A transition-metal-only MnFe_0.5Ru_0.5O₃ polycrystalline oxide was prepared by a reaction of starting materials MnO, MnO₂, Fe₂O₃, RuO₂ at 6 GPa and 1873 K for 30 minutes. A combination of X-ray and neutron powder diffraction refinements indicated that MnFe_0.5Ru_0.5O₃ adopts the corundum (α-Fe₂O₃) structure type with space group Rc, in which all metal ions are disordered. The centrosymmetric nature of the MnFe_0.5Ru_0.5O₃ structure is corroborated by transmission electron microscopy, lack of optical second harmonic generation, X-ray absorption near edge spectroscopy, and Mössbauer spectroscopy.
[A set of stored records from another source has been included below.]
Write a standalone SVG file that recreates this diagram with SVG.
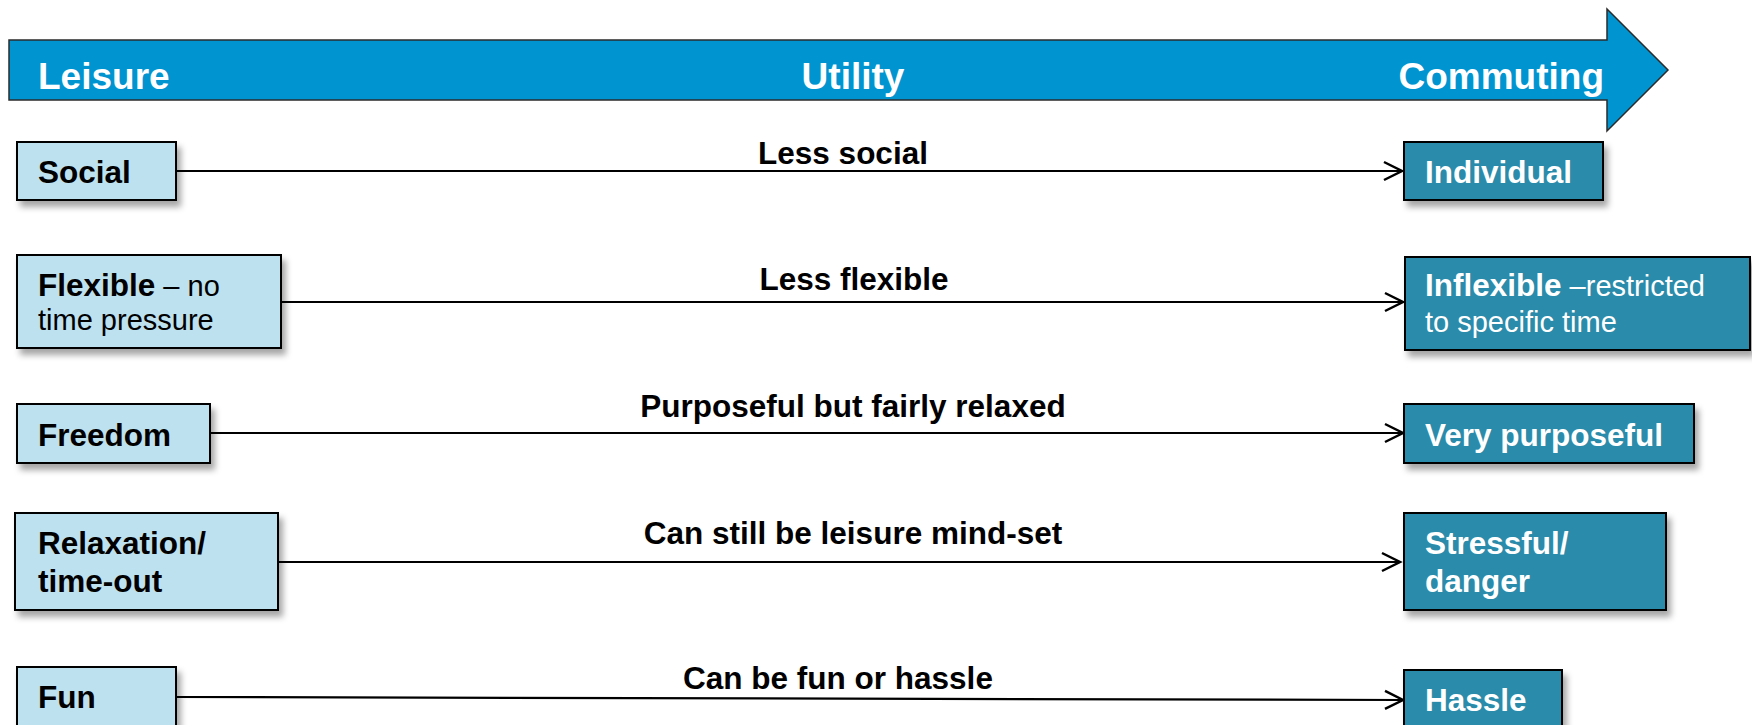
<svg xmlns="http://www.w3.org/2000/svg" width="1752" height="725" viewBox="0 0 1752 725">
<defs>
<filter id="sh" x="-10%" y="-20%" width="125%" height="160%">
<feDropShadow dx="4" dy="6" stdDeviation="3" flood-color="#000" flood-opacity="0.35"/>
</filter>
<marker id="arr" markerUnits="userSpaceOnUse" markerWidth="22" markerHeight="22" refX="19" refY="10" orient="auto" viewBox="0 0 22 20">
<path d="M1,1 L19,10 L1,19" fill="none" stroke="#000" stroke-width="2.5"/>
</marker>
<style>
.lb{fill:#BDE1EF;stroke:#000;stroke-width:2;filter:url(#sh)}
.rb{fill:#2A8BAA;stroke:#000;stroke-width:2;filter:url(#sh)}
text{font-family:"Liberation Sans",Arial,sans-serif}
.b{font-weight:bold;font-size:31.5px}
.n{font-weight:normal;font-size:29px}
.dk{fill:#000}
.wh{fill:#fff}
.hd{font-weight:bold;font-size:37px;fill:#fff}
.lab{font-weight:bold;font-size:31.5px;fill:#000;text-anchor:middle}
.con{stroke:#000;stroke-width:2.2;fill:none;marker-end:url(#arr)}
</style>
</defs>
<rect width="1752" height="725" fill="#fff"/>
<g id="banner">
<path d="M9,40 L1607,40 L1607,9 L1668,70 L1607,131 L1607,100 L9,100 Z" fill="#0094D0" stroke="#2b2b2b" stroke-width="1.5"/>
<text class="hd" x="38" y="89">Leisure</text>
<text class="hd" x="853" y="89" text-anchor="middle">Utility</text>
<text class="hd" x="1604" y="89" text-anchor="end">Commuting</text>
</g>
<g id="connectors">
<line class="con" x1="176" y1="171" x2="1402" y2="171"/>
<line class="con" x1="281" y1="302" x2="1403" y2="302"/>
<line class="con" x1="210" y1="433" x2="1403" y2="433"/>
<line class="con" x1="278" y1="562" x2="1400" y2="562"/>
<line class="con" x1="176" y1="697" x2="1403" y2="700"/>
<text class="lab" x="843" y="164">Less social</text>
<text class="lab" x="854" y="290">Less flexible</text>
<text class="lab" x="853" y="417">Purposeful but fairly relaxed</text>
<text class="lab" x="853" y="544">Can still be leisure mind-set</text>
<text class="lab" x="838" y="689">Can be fun or hassle</text>
</g>
<g id="social">
<rect class="lb" x="17" y="142" width="159" height="58"/>
<text class="b dk" x="38" y="183">Social</text>
</g>
<g id="flexible">
<rect class="lb" x="17" y="255" width="264" height="93"/>
<text class="dk" x="38" y="296"><tspan class="b">Flexible</tspan><tspan class="n"> – no</tspan></text>
<text class="n dk" x="38" y="330">time pressure</text>
</g>
<g id="freedom">
<rect class="lb" x="17" y="404" width="193" height="59"/>
<text class="b dk" x="38" y="446">Freedom</text>
</g>
<g id="relaxation">
<rect class="lb" x="15" y="513" width="263" height="97"/>
<text class="b dk" x="38" y="554">Relaxation/</text>
<text class="b dk" x="38" y="592">time-out</text>
</g>
<g id="fun">
<rect class="lb" x="17" y="667" width="159" height="70"/>
<text class="b dk" x="38" y="708">Fun</text>
</g>
<g id="individual">
<rect class="rb" x="1404" y="142" width="199" height="58"/>
<text class="b wh" x="1425" y="183">Individual</text>
</g>
<g id="inflexible">
<rect class="rb" x="1405" y="257" width="345" height="93"/>
<text class="wh" x="1425" y="296"><tspan class="b">Inflexible</tspan><tspan class="n"> –restricted</tspan></text>
<text class="n wh" x="1425" y="332">to specific time</text>
</g>
<g id="purposeful">
<rect class="rb" x="1404" y="404" width="290" height="59"/>
<text class="b wh" x="1425" y="446">Very purposeful</text>
</g>
<g id="stressful">
<rect class="rb" x="1404" y="513" width="262" height="97"/>
<text class="b wh" x="1425" y="554">Stressful/</text>
<text class="b wh" x="1425" y="592">danger</text>
</g>
<g id="hassle">
<rect class="rb" x="1404" y="670" width="158" height="70"/>
<text class="b wh" x="1425" y="711">Hassle</text>
</g>
</svg>
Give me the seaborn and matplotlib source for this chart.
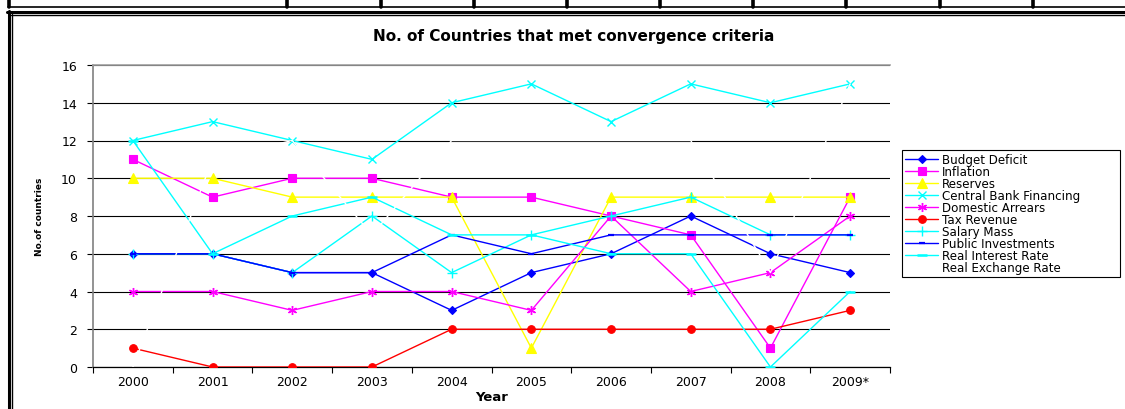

X-ray absorption near edge spectroscopy of MnFe_0.5Ru_0.5O₃ showed the oxidation states of Mn, Fe, and Ru to be 2+/3+, 3+, and ∼4+, respectively. Resistivity measurements revealed that MnFe_0.5Ru_0.5O₃ is a semiconductor. Magnetic measurements and magnetic structure refinements indicated that MnFe_0.5Ru_0.5O₃ orders antiferromagnetically around 400 K, with magnetic moments slightly canted away from the c axis. ⁵⁷Fe Mössbauer confirmed the magnetic ordering and Fe³⁺ (S = 5/2) magnetic hyperfine splitting. First principles calculations are provided to understand the electronic structure more thoroughly. A comparison of synthesis and properties of MnFe_0.5Ru_0.5O₃ and related corundum Mn₂BB′O₆ derivatives is discussed.